#### EXERCISE DESCRIPTION
Print only the lines from the top of the data through the line with "const points = years.map(function", both included, skipping every picture.

#### DATASET EXTRACT
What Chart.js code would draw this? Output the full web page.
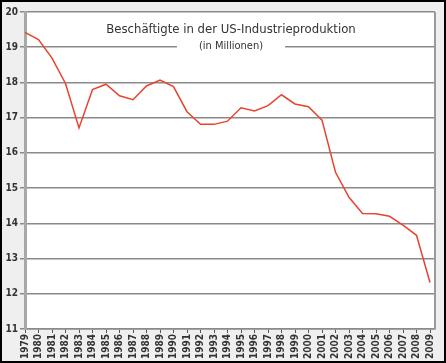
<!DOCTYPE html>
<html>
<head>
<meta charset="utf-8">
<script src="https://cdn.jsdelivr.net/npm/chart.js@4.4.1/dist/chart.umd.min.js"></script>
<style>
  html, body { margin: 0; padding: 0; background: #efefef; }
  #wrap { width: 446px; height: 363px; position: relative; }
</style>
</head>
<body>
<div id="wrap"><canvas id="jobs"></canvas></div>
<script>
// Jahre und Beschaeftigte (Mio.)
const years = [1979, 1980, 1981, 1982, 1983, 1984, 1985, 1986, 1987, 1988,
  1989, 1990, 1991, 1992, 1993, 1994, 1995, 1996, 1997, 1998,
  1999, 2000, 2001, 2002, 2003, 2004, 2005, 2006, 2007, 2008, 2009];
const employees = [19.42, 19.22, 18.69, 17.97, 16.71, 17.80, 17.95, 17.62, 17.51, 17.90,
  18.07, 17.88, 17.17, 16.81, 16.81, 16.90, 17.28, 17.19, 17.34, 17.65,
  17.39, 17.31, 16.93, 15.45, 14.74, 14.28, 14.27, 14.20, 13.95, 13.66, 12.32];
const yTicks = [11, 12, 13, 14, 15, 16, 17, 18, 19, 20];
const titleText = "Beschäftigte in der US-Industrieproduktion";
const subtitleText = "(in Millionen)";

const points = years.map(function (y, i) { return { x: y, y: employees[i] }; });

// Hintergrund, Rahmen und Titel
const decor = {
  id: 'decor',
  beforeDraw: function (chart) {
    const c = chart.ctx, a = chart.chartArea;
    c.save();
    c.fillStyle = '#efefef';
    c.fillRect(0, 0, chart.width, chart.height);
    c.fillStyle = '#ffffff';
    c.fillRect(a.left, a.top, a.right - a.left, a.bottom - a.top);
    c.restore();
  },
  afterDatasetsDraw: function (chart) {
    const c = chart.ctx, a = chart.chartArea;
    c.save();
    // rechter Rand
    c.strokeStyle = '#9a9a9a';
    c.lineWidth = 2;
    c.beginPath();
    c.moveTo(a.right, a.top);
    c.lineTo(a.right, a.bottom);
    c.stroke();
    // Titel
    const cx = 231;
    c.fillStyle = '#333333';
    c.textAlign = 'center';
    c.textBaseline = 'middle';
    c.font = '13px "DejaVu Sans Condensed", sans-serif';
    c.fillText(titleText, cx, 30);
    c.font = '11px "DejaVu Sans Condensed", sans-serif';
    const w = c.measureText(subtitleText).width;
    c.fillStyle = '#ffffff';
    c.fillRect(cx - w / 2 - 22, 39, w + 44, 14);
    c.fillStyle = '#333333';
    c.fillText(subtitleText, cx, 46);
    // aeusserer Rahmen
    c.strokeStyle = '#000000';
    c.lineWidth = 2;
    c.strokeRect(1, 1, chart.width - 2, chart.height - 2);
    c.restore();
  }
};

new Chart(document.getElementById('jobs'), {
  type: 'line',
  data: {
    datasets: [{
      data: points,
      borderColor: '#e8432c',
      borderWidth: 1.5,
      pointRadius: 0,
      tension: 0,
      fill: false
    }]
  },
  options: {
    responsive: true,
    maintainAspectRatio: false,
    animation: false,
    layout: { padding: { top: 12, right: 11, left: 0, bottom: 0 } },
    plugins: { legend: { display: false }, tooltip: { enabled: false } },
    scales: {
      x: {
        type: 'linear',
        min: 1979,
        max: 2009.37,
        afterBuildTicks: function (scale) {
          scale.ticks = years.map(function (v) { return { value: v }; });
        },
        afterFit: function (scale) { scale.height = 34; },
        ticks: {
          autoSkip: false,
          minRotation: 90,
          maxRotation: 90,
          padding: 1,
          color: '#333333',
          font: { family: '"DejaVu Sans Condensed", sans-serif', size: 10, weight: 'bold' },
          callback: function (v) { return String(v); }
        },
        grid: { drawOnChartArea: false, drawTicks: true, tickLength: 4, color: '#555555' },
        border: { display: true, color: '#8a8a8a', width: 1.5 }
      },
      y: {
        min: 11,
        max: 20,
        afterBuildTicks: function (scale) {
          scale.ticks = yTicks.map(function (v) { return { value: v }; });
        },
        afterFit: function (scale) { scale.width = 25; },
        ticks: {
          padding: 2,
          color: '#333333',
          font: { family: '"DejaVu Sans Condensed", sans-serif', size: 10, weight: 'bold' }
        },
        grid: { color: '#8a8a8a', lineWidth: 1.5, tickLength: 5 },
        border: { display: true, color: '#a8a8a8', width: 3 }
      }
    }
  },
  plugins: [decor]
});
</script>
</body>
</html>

#### RESULT FOR THIS EXERCISE
What Chart.js code would draw this? Output the full web page.
<!DOCTYPE html>
<html>
<head>
<meta charset="utf-8">
<script src="https://cdn.jsdelivr.net/npm/chart.js@4.4.1/dist/chart.umd.min.js"></script>
<style>
  html, body { margin: 0; padding: 0; background: #efefef; }
  #wrap { width: 446px; height: 363px; position: relative; }
</style>
</head>
<body>
<div id="wrap"><canvas id="jobs"></canvas></div>
<script>
// Jahre und Beschaeftigte (Mio.)
const years = [1979, 1980, 1981, 1982, 1983, 1984, 1985, 1986, 1987, 1988,
  1989, 1990, 1991, 1992, 1993, 1994, 1995, 1996, 1997, 1998,
  1999, 2000, 2001, 2002, 2003, 2004, 2005, 2006, 2007, 2008, 2009];
const employees = [19.42, 19.22, 18.69, 17.97, 16.71, 17.80, 17.95, 17.62, 17.51, 17.90,
  18.07, 17.88, 17.17, 16.81, 16.81, 16.90, 17.28, 17.19, 17.34, 17.65,
  17.39, 17.31, 16.93, 15.45, 14.74, 14.28, 14.27, 14.20, 13.95, 13.66, 12.32];
const yTicks = [11, 12, 13, 14, 15, 16, 17, 18, 19, 20];
const titleText = "Beschäftigte in der US-Industrieproduktion";
const subtitleText = "(in Millionen)";

const points = years.map(function (y, i) { return { x: y, y: employees[i] }; });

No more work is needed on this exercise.